For my univerity studies I had to prove this:
$ Let \,\, n \,\ \in N \,\, and \,\, L1,\, L2 \, \in R(n \times n) \,\, be \,\, both \,\, lower \,\, triangular \,\, matrices.$
$ Show \,\, that \,\, L := L1L2 \,\, is \,\, also \,\, a \,\, lower \,\, triangular \,\, matrix.$
I proved it like this (and I need some verification for the proof):
$L_{ij} := (L1L2)_{ij}$
$Now \,\, just \,\, look \,\, at \,\, (L1L2)_{ij} \,\, where \,\, j > i.$
$(L1L2)_{ij} = \sum_{r=1}^n l1_{ir}l2_{rj} = \sum_{r=j}^i l1_{ir}l2_{rj} = \sum_{r=1}^n l1_{ir}l2_{rj} = \begin{cases}
0, & \text{if $j>i$ is even} \\
a \in R, & \text{else}
\end{cases}
$
$\Rightarrow \text{L is lower triangular}$
$\square$
Best Answer
Let me call the matrices $A$ and $B$ to avoid too many subscripts. Fix $i<j$. Then $$ (AB)_{ij} = \sum_{k=1}^n A_{ik}B_{kj}. $$ But either $i<k$ or $k<j$ holds (because the negation $k\leq i<j\leq k$ is impossible), so $A_{ik}=0$ or $B_{kj}=0$. Therefore all the addends are zero and $(AB)_{ij}=0$.

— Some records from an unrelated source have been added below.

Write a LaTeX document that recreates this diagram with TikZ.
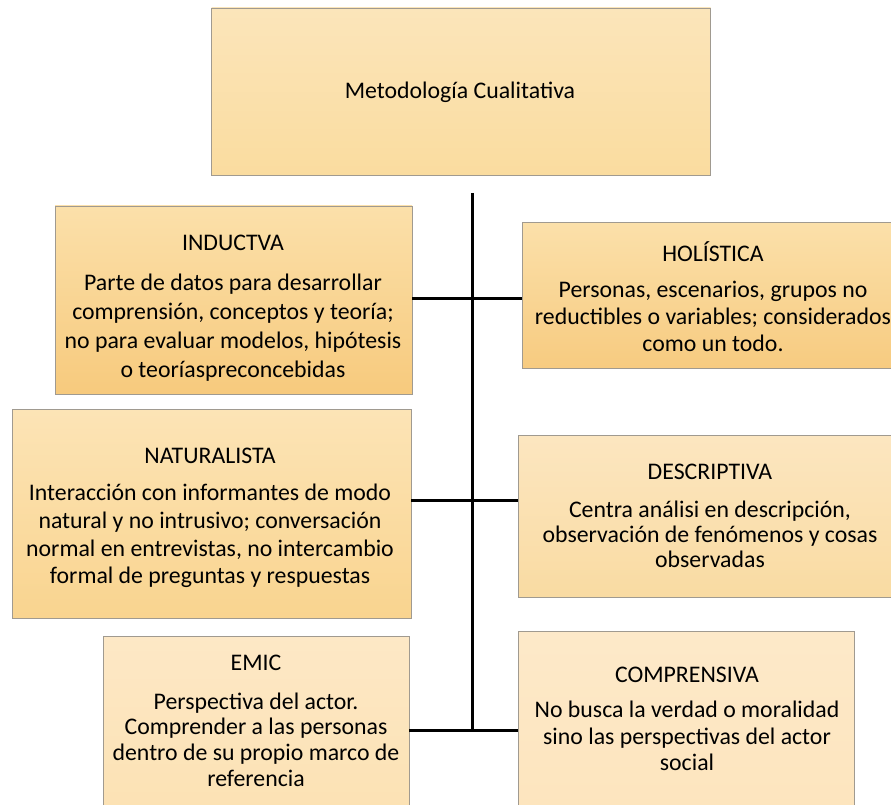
\documentclass[tikz,border=0pt]{standalone}
\usepackage{fontspec}
\setmainfont{Carlito}
\definecolor{edge}{HTML}{A09A90}
\tikzset{
  box/.style={draw=edge, line width=0.9pt, rectangle, inner sep=0pt},
  txt/.style={align=center, inner sep=0pt, font=\fontsize{23.8}{#1}\selectfont},
  conn/.style={line width=3pt, black}
}
\begin{document}
\begin{tikzpicture}[x=1pt,y=-1pt]
\useasboundingbox (0,0) rectangle (891,805);
% boxes
\node[box, top color={rgb,255:red,251;green,229;blue,186}, bottom color={rgb,255:red,250;green,220;blue,159}, minimum width=499pt, minimum height=167pt] (meto) at (461,91.5) {};
\node[box, top color={rgb,255:red,251;green,224;blue,170}, bottom color={rgb,255:red,247;green,202;blue,125}, minimum width=357pt, minimum height=188pt] (ind) at (233.5,300) {};
\node[box, top color={rgb,255:red,251;green,224;blue,170}, bottom color={rgb,255:red,247;green,203;blue,128}, minimum width=382pt, minimum height=146pt] (hol) at (713,295) {};
\node[box, top color={rgb,255:red,252;green,228;blue,182}, bottom color={rgb,255:red,249;green,212;blue,143}, minimum width=399pt, minimum height=209pt] (nat) at (211.5,513.5) {};
\node[box, top color={rgb,255:red,252;green,230;blue,192}, bottom color={rgb,255:red,249;green,219;blue,162}, minimum width=384pt, minimum height=162pt] (des) at (710,516) {};
\node[box, top color={rgb,255:red,253;green,232;blue,198}, bottom color={rgb,255:red,252;green,226;blue,180}, minimum width=306pt, minimum height=170pt] (emic) at (256,721) {};
\node[box, top color={rgb,255:red,253;green,233;blue,201}, bottom color={rgb,255:red,253;green,229;blue,190}, minimum width=336pt, minimum height=176pt] (comp) at (686,719) {};
% texts
\node[txt=29] (metoT) at (460,92) {Metodología Cualitativa};
\node[txt=29] (indT) at (233,308.5) {INDUCTVA\\[11pt]Parte de datos para desarrollar\\comprensión, conceptos y teoría;\\no para evaluar modelos, hipótesis\\o teoríaspreconcebidas};
\node[txt=27] (holT) at (713,297) {HOLÍSTICA\\[9pt]Personas, escenarios, grupos no\\reductibles o variables; considerados\\como un todo.};
\node[txt=27.7] (natT) at (210,518) {NATURALISTA\\[9.3pt]Interacción con informantes de modo\\natural y no intrusivo; conversación\\normal en entrevistas, no intercambio\\formal de preguntas y respuestas};
\node[txt=25] (desT) at (710,516) {DESCRIPTIVA\\[13pt]Centra análisi en descripción,\\observación de fenómenos y cosas\\observadas};
\node[txt=25.6] (emicT) at (256,720.5) {EMIC\\[13.4pt]Perspectiva del actor.\\Comprender a las personas\\dentro de su propio marco de\\referencia};
\node[txt=26.7] (compT) at (687,719) {COMPRENSIVA\\[8.3pt]No busca la verdad o moralidad\\sino las perspectivas del actor\\social};
% connectors
\coordinate (spTop) at (472,193);
\coordinate (j1) at (472,298);
\coordinate (j2) at (472,500);
\coordinate (j3) at (472,730);
\draw[conn] (spTop) -- (j3);
\draw[conn] (j1 -| ind.east) -- (j1 -| hol.west);
\draw[conn] (j2 -| nat.east) -- (j2 -| des.west);
\draw[conn] (j3 -| emic.east) -- (j3 -| comp.west);
\end{tikzpicture}
\end{document}
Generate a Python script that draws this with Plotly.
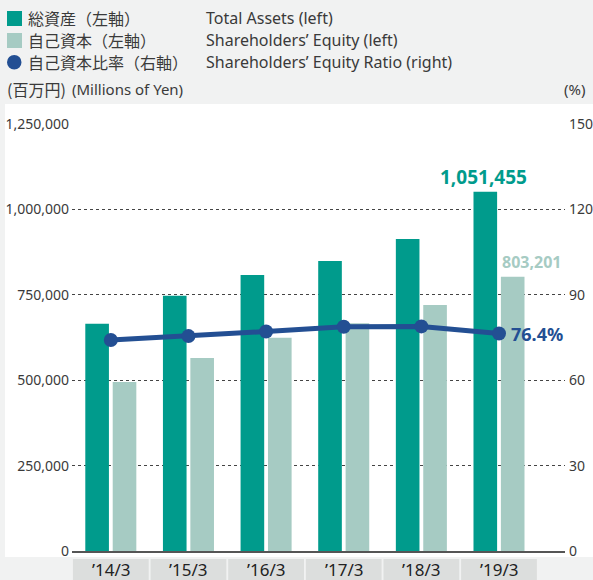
import plotly.graph_objects as go

categories = ["’14/3", "’15/3", "’16/3", "’17/3", "’18/3", "’19/3"]
total_assets = [665000, 747000, 808000, 849000, 913000, 1051455]
equity = [495000, 565000, 624000, 667000, 720000, 803201]
equity_ratio = [74.1, 75.5, 77.1, 78.8, 78.9, 76.4]
left_ticks = [0, 250000, 500000, 750000, 1000000, 1250000]
right_ticks = [0, 30, 60, 90, 120, 150]

DARK = "#009b8c"
LIGHT = "#a6cbc3"
NAVY = "#234f93"
TXT = "#3a3a3a"
BG = "#f1f2f2"
BOX = "#dcdedd"

W, H = 593, 580
L, R, T, B = 72, 28, 124, 29
PW, PH = W - L - R, H - T - B


def px(x):
    return (x - L) / PW


def py(y):
    return (H - B - y) / PH


EN = "Noto Sans"
JP = "Noto Sans CJK JP"

fig = go.Figure()
fig.add_trace(go.Bar(x=categories, y=total_assets, marker=dict(color=DARK, line=dict(width=0)),
                     name="総資産", yaxis="y"))
fig.add_trace(go.Bar(x=categories, y=equity, marker=dict(color=LIGHT, line=dict(width=0)),
                     name="自己資本", yaxis="y"))
fig.add_trace(go.Scatter(x=categories, y=equity_ratio, mode="lines+markers", yaxis="y2",
                         line=dict(color=NAVY, width=5), marker=dict(color=NAVY, size=14),
                         name="自己資本比率", cliponaxis=False))

shapes = []
# white panel
shapes.append(dict(type="rect", xref="paper", yref="paper", x0=px(5), x1=px(W + 2),
                   y0=py(557), y1=py(104), fillcolor="white", line=dict(width=0), layer="below"))
# category boxes
for c in categories:
    i = categories.index(c)
    shapes.append(dict(type="rect", xref="x", yref="paper", x0=i - 0.488, x1=i + 0.488,
                       y0=py(581), y1=py(559), fillcolor=BOX, line=dict(width=0), layer="below"))
# legend markers
shapes.append(dict(type="rect", xref="paper", yref="paper", x0=px(7), x1=px(22), y0=py(26), y1=py(11),
                   fillcolor=DARK, line=dict(width=0)))
shapes.append(dict(type="rect", xref="paper", yref="paper", x0=px(7), x1=px(22), y0=py(48), y1=py(33),
                   fillcolor=LIGHT, line=dict(width=0)))
shapes.append(dict(type="circle", xref="paper", yref="paper", x0=px(7), x1=px(21.5), y0=py(69.5), y1=py(55),
                   fillcolor=NAVY, line=dict(width=0)))

ann = []
leg_jp = ["総資産（左軸）", "自己資本（左軸）", "自己資本比率（右軸）"]
leg_en = ["Total Assets (left)", "Shareholders’ Equity (left)", "Shareholders’ Equity Ratio (right)"]
rows = [18, 40, 62]
for jp, en, ry in zip(leg_jp, leg_en, rows):
    ann.append(dict(text=jp, xref="paper", yref="paper", x=px(26), y=py(ry), xanchor="left",
                    yanchor="middle", showarrow=False, font=dict(family=JP, size=16, color=TXT)))
    ann.append(dict(text=en, xref="paper", yref="paper", x=px(204), y=py(ry), xanchor="left",
                    yanchor="middle", showarrow=False, font=dict(family=EN, size=16, color=TXT)))

ann.append(dict(text="(百万円)", xref="paper", yref="paper", x=px(5), y=py(89), xanchor="left",
                yanchor="middle", showarrow=False, font=dict(family=JP, size=16, color=TXT)))
ann.append(dict(text="(Millions of Yen)", xref="paper", yref="paper", x=px(70), y=py(89), xanchor="left",
                yanchor="middle", showarrow=False, font=dict(family=EN, size=15, color=TXT)))
ann.append(dict(text="(%)", xref="paper", yref="paper", x=px(587), y=py(89), xanchor="right",
                yanchor="middle", showarrow=False, font=dict(family=EN, size=15, color=TXT)))

for c in categories:
    ann.append(dict(text=c, xref="x", yref="paper", x=c, y=py(569), xanchor="center", yanchor="middle",
                    showarrow=False, font=dict(family=EN, size=17, color="#222")))

last = categories[-1]
ann.append(dict(text=f"<b>{total_assets[-1]:,}</b>", xref="x", yref="y", x=last, y=total_assets[-1],
                xanchor="center", yanchor="bottom", xshift=-16, yshift=0, showarrow=False,
                font=dict(family=EN, size=19, color=DARK)))
ann.append(dict(text=f"<b>{equity[-1]:,}</b>", xref="x", yref="y", x=last, y=equity[-1],
                xanchor="left", yanchor="bottom", xshift=1, yshift=2, showarrow=False,
                font=dict(family=EN, size=16, color=LIGHT)))
ann.append(dict(text=f"<b>{equity_ratio[-1]}%</b>", xref="x", yref="y2", x=last, y=equity_ratio[-1],
                xanchor="left", yanchor="middle", xshift=10, showarrow=False,
                font=dict(family=EN, size=18, color=NAVY)))

fig.update_layout(
    width=W, height=H, margin=dict(l=L, r=R, t=T, b=B, pad=0, autoexpand=False),
    paper_bgcolor=BG, plot_bgcolor="white",
    barmode="group", bargap=0.294, bargroupgap=0.138,
    showlegend=False, shapes=shapes, annotations=ann,
    font=dict(family=EN, color=TXT),
    xaxis=dict(type="category", showticklabels=False, showgrid=False, showline=True, automargin=False,
               linecolor="#555", linewidth=2, ticks="", zeroline=False),
    yaxis=dict(range=[0, 1250000], tickvals=left_ticks, tickformat=",", showgrid=True, automargin=False,
               gridcolor="#444", griddash="dot", gridwidth=1, zeroline=False, ticks="",
               ticklabelstandoff=2, tickfont=dict(family=EN, size=14, color=TXT), showline=False),
    yaxis2=dict(range=[0, 150], tickvals=right_ticks, overlaying="y", side="right", showgrid=False,
                zeroline=False, ticks="", ticklabelstandoff=3, automargin=False,
                tickfont=dict(family=EN, size=14, color=TXT), showline=False),
)

fig.write_html("out.html", config={"displayModeBar": False},
               post_script="document.body.style.margin='0';document.body.style.overflow='hidden';")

Analysis of the OP's proof
When you write $$ \sum_{r=1}^n L1_{ir} L2_{rj} = \sum_{r=j}^i L1_{ir} L2_{rj}, $$ what are you trying to say? Notice also that the starting index of the summation is larger than the ending one. What is it that you want to express?
The next step in your computation then is just reverting back to the previous formula. Why is that?
Finally, what does "$j>i$ is even" mean? And what about $a\in R$?
In summary, I would not consider your proof a proof at all.